Online Only: The Kenyatta Dilemma

Britain’s clumsy diplomacy has damaged relations with Kenya

Africa Features
Uhuru Kenyatta is due to stand trial in the Hague in July

After four days of counting and recounting votes, Uhuru Kenyatta was declared the winner of Kenya’s presidential election. This is not what the British government had been hoping for. The usual rule of not taking sides was put aside for this election, as Western governments made clear their support for Kenyatta’s rival, Raila Odinga. If Kenyatta was to win the election, they would limit relations with Kenya to “essential contact only”.

The reason for this stance is that Kenyatta is to stand trial at the International Criminal Court on charges of crimes against humanity. He is accused of having planned the violence which followed Kenya’s disputed 2007 election. Dealing with an ICC indictee could be difficult, so foreign diplomats made it clear that Kenya risked being marginalised if it voted for Kenyatta.

It is a common policy for EU member states to keep contact with any ICC indictee to a minimum; diplomats repeatedly stressed the point in the months running up to the election on March 4. Kenyatta’s rivals began telling of the disastrous economic impact this could have on Kenya. Former UN Secretary General Kofi Annan also weighed in, telling Kenyans that voting for an ICC suspect would complicate foreign relations.

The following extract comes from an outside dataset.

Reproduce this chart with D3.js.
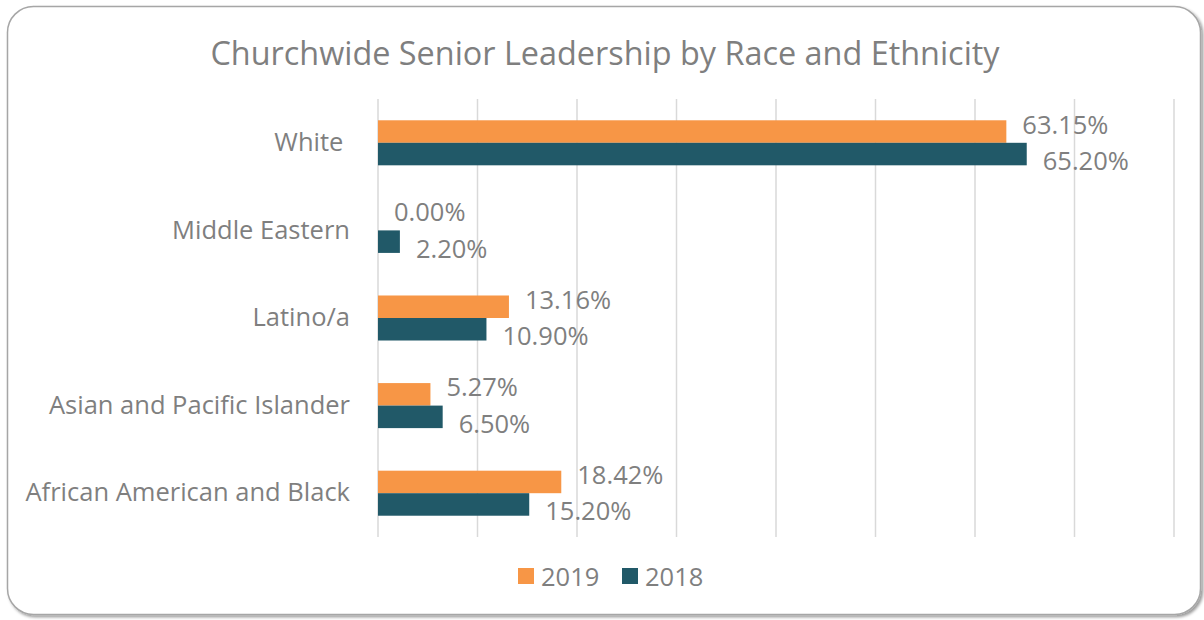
<!DOCTYPE html>
<html>
<head>
<meta charset="utf-8">
<script src="https://cdn.jsdelivr.net/npm/d3@7"></script>
<style>
  html, body { margin: 0; padding: 0; background: #fff; }
  svg text { font-family: "Open Sans", "Noto Sans", sans-serif; fill: #7f7f7f; white-space: pre; }
</style>
</head>
<body>
<svg id="chart" width="1204" height="620"></svg>
<script>
// categories top to bottom
const categories = ["White ", "Middle Eastern", "Latino/a", "Asian and Pacific Islander", "African American and Black"];
const seriesNames = ["2019", "2018"];
const values2019 = [63.15, 0.00, 13.16, 5.27, 18.42];
const values2018 = [65.20, 2.20, 10.90, 6.50, 15.20];
const xTicks = [0, 10, 20, 30, 40, 50, 60, 70, 80];
const colors = ["#f79646", "#215968"];

const svg = d3.select("#chart");

// card background with shadow
const defs = svg.append("defs");
const filter = defs.append("filter").attr("id", "shadow")
  .attr("x", "-5%").attr("y", "-5%").attr("width", "110%").attr("height", "110%");
filter.append("feDropShadow")
  .attr("dx", 2).attr("dy", 2).attr("stdDeviation", 1.5)
  .attr("flood-color", "#000").attr("flood-opacity", 0.4);

svg.append("rect")
  .attr("x", 7.5).attr("y", 6.5)
  .attr("width", 1193).attr("height", 608)
  .attr("rx", 26).attr("ry", 26)
  .attr("fill", "#fff")
  .attr("stroke", "#a6a6a6")
  .attr("stroke-width", 1.5)
  .attr("filter", "url(#shadow)");

// title
svg.append("text")
  .attr("x", 605).attr("y", 52)
  .attr("text-anchor", "middle")
  .attr("dominant-baseline", "central")
  .style("font-size", "32.4px")
  .text("Churchwide Senior Leadership by Race and Ethnicity");

const plot = {left: 378, right: 1174, top: 99, bottom: 537};

const x = d3.scaleLinear().domain([0, 80]).range([plot.left, plot.right]);
const y = d3.scaleBand().domain(categories)
  .range([plot.top, plot.bottom])
  .paddingInner(0.486).paddingOuter(0.243);
const ySub = d3.scaleBand().domain(seriesNames).range([0, y.bandwidth()]);

// gridlines
svg.append("g")
  .selectAll("line")
  .data(xTicks)
  .enter()
  .append("line")
  .attr("x1", d => x(d)).attr("x2", d => x(d))
  .attr("y1", plot.top).attr("y2", plot.bottom)
  .attr("stroke", "#d9d9d9")
  .attr("stroke-width", 1.5);

// category axis labels
const yAxis = svg.append("g")
  .attr("transform", `translate(${plot.left},0)`)
  .call(d3.axisLeft(y).tickSize(0).tickPadding(28));
yAxis.select(".domain").remove();
yAxis.selectAll("text")
  .style("font-size", "25.5px")
  .attr("fill", "#7f7f7f");

// bars
const rows = categories.map((c, i) => ({
  cat: c,
  vals: [
    {series: "2019", value: values2019[i], color: colors[0], dy: -8},
    {series: "2018", value: values2018[i], color: colors[1], dy: 6}
  ]
}));

const groups = svg.append("g")
  .selectAll("g")
  .data(rows)
  .enter()
  .append("g")
  .attr("transform", d => `translate(0,${y(d.cat)})`);

groups.selectAll("rect")
  .data(d => d.vals)
  .enter()
  .append("rect")
  .attr("x", x(0))
  .attr("y", d => ySub(d.series))
  .attr("width", d => x(d.value) - x(0))
  .attr("height", ySub.bandwidth())
  .attr("fill", d => d.color);

// data labels
groups.selectAll("text")
  .data(d => d.vals)
  .enter()
  .append("text")
  .attr("x", d => x(d.value) + 16)
  .attr("y", d => ySub(d.series) + ySub.bandwidth() / 2 + d.dy)
  .attr("dominant-baseline", "central")
  .style("font-size", "25.5px")
  .text(d => d.value.toFixed(2) + "%");

// legend
const legend = svg.append("g").attr("transform", "translate(518,576)");
const items = legend.selectAll("g")
  .data(seriesNames)
  .enter()
  .append("g")
  .attr("transform", (d, i) => `translate(${i * 104},0)`);
items.append("rect")
  .attr("x", 0).attr("y", -8)
  .attr("width", 16).attr("height", 16)
  .attr("fill", (d, i) => colors[i]);
items.append("text")
  .attr("x", 23).attr("y", 0)
  .attr("dominant-baseline", "central")
  .style("font-size", "25.5px")
  .text(d => d);
</script>
</body>
</html>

But this tactic appears to have backfired. Instead of scaring people into voting for Odinga, Kenyans have begun to question why they should listen to the West. This played into Kenyatta’s hands: he portrayed Odinga as a puppet of the West and the ICC case as an example of Western countries bullying Africans.

The UK has been a particular focus for Kenyatta’s attention. Any comments made by the British High Commissioner, Christian Turner, were seized upon as an example of modern colonialism. Kenyatta told how he would defend Kenya from such interference if he were elected president. Whilst votes were being counted, Christian Turner was once again drawn into the discussion, when Kenyatta’s Jubilee Coalition accused him of “shadowy, suspicious and rather animated involvement” in the election.

The bad feeling Kenyatta has shown towards the UK may partly be due to personal history. Uhuru Kenyatta’s father and Kenya’s first president, Jomo Kenyatta, was imprisoned during British rule. The current British government’s political and financial support of the ICC case involving Kenyatta does not help either, particularly now that the prosecution’s case is has weakened following the dropping of an unreliable key witness. But it is possible that much of it is down to simple opportunism. Kenyatta saw a way of using the ICC case to his advantage, turning Kenyans against foreigners who were “out to get Kenya”.

Clumsy diplomacy strengthened Kenyatta’s case against the UK. British diplomats failed to see how they were being used and allowed themselves to be drawn into a debate, which was helping Kenyatta win the election.

Now that Kenyatta has been elected, the UK has a problem. Carrying out the threat of marginalising Kenya and limiting contact with its government would work against British interests, but dealing with Kenyatta will be tricky, especially if the ICC case goes against him. Furthermore, even if the British government is prepared to continue to work closely with Kenya, it is no longer certain that Kenya wants to work with the UK.

This difficult situation could have been avoided, but instead our relationship with Kenya is now at risk, and it is a relationship that the UK cannot afford to lose. Kenya is a hub for business and political interests in sub-Saharan Africa and is a close ally in security and counter-terrorism operations.

The importance of these ties is likely to override any desire to avoid contact with Kenyatta. Already the UK has started to backtrack. In a statement released by the Minister for Africa, Mark Simmonds, the UK reaffirmed its commitment to the “deep and historic partnership with Kenya”, although the statement avoided any mention of Kenyatta. The pre-election threats of very limited contact seem to have been forgotten, as the UK now tries to find a way of working closely with Kenya, but without much public contact with its president. However, it will take more than talk of deep and historic partnerships to mend the damage the UK has done.

Convincing Kenyatta that he still has something to gain from working with the UK will be difficult. The failed attempt to warn people off voting for Kenyatta has changed the UK’s standing in Kenya, both with its leaders and its people. It is possible that bungled diplomacy may have ruined a crucial friendship in Africa.